The Tor Fiscale park in Rome is located between the 3rd and 4th miles of the Roman Via Latina and forms part of the Appian Way Regional Park. It is connected by a short path to Rome's Aqueduct Park and is dominated by a 30 m-high tower, which gives the park its name. Several aqueducts traversed the area and their remains are still visible.

== The aqueducts ==

Six Roman aqueducts criss-crossed the park area, including the Aqua Claudia, the Aqua Marcia and the Aqua Anio Novus. Much of Aqua Marcia was demolished to make way for the Aqua Felice, which was constructed in the Middle Ages. Aqua Claudia was almost fully dismantled over the centuries to provide building materials for new houses.

==Military history==

The area of the park was suitable to be transformed into a fortified zone, which could be used to control both the Via Latina and the Appian Way. This was first done by the Ostrogoths during the Siege of Rome (537–38) in the early years of the Gothic War (535–554). They closed in the arches of the aqueducts to provide a fortified camp, enabling them to block the flow of supplies to the city via the Via Appia and the Via Latina. They also interrupted the flow of water to the city by severing the aqueducts. Subsequently, the area took on the name of Campus Barbaricus. Its strategic importance meant that it continued to be used by invading armies.
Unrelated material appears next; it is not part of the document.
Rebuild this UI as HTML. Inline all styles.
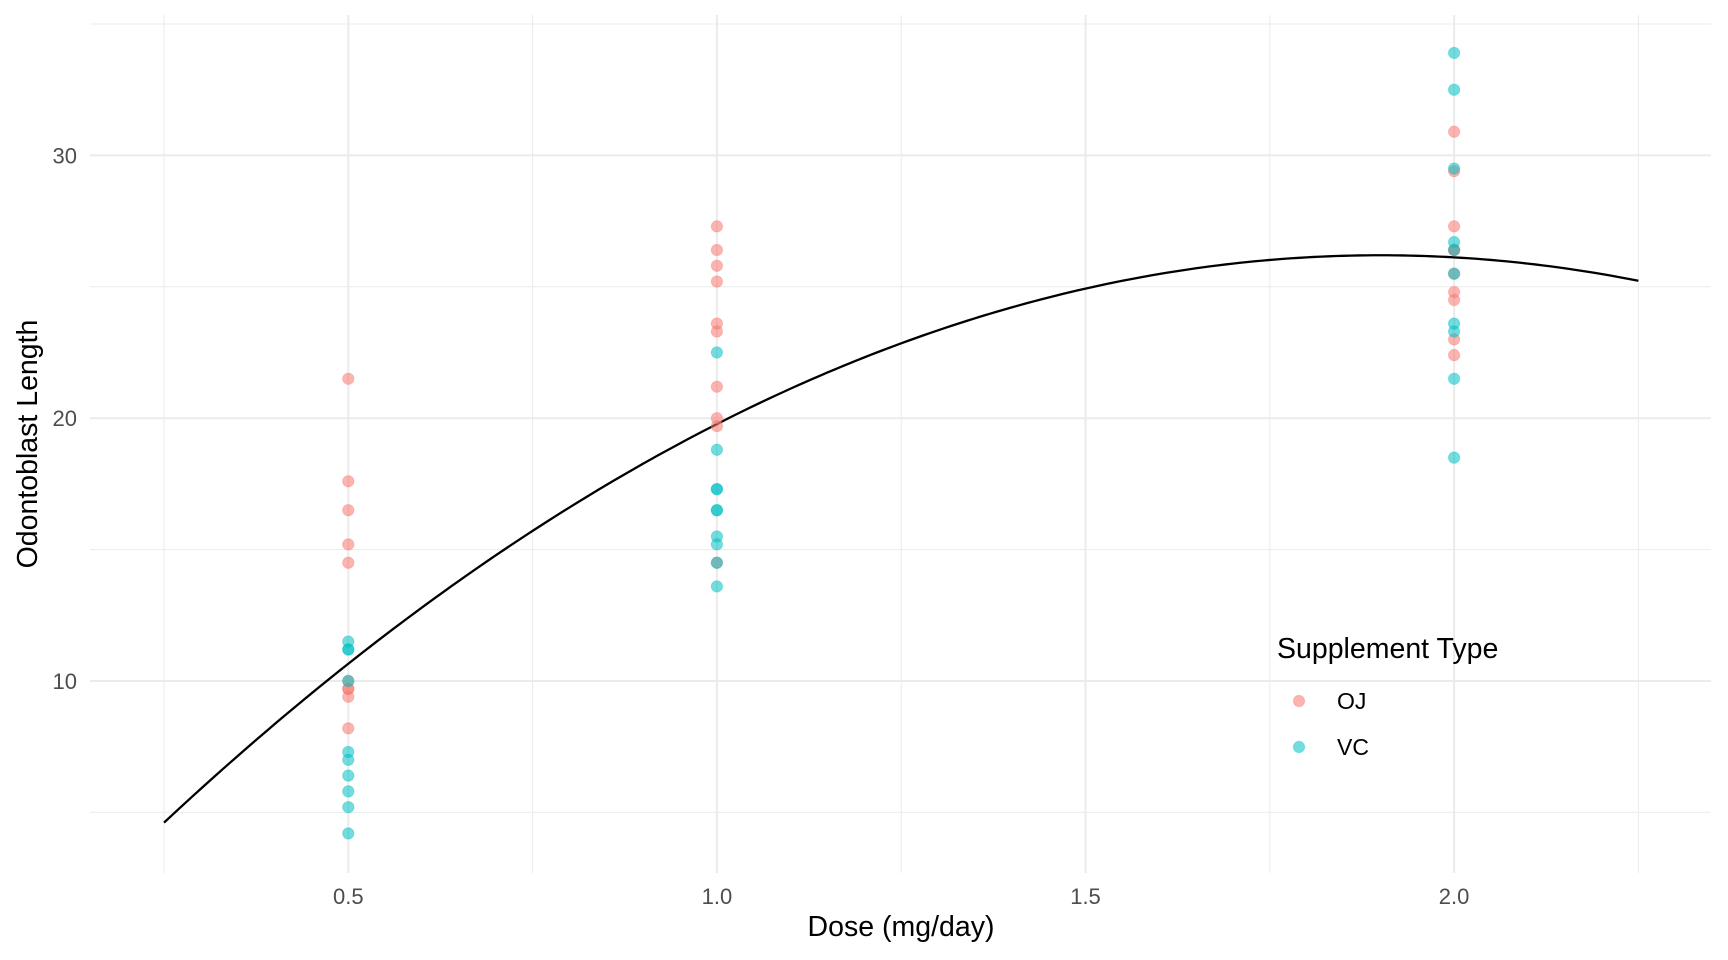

For example, in 1084 the troops of Robert Guiscard, who had come to the aid of Pope Gregory VII in his struggle with the Holy Roman Emperor Henry IV, pitched their camp in this area.

== The tower ==

Tor Fiscale

The Tor Fiscale dates back to the 13th Century, with the first written record from 1277. It is situated at one of the two crossing points of the Claudia and Marcia aqueducts. The tower is square and is made of tuff, with a few rows of bricks, and small rectangular windows. On the west side there is a small depressed arch, built, perhaps, to relieve the weight of the wall above the foundations of the aqueducts. The tower was originally surrounded by a rampart, remains of which could be seen until the mid-twentieth century. It originally served as a watch tower, as part of a small castle owned by the Annibaldi family. The name of Fiscale attributed to the tower appears not to come from a tax-collecting function, as was one role of the nearby Tomb of Caecilia Metella on the Appian Way, but from the fact that at one time the estate belonged to the Papal Treasurer.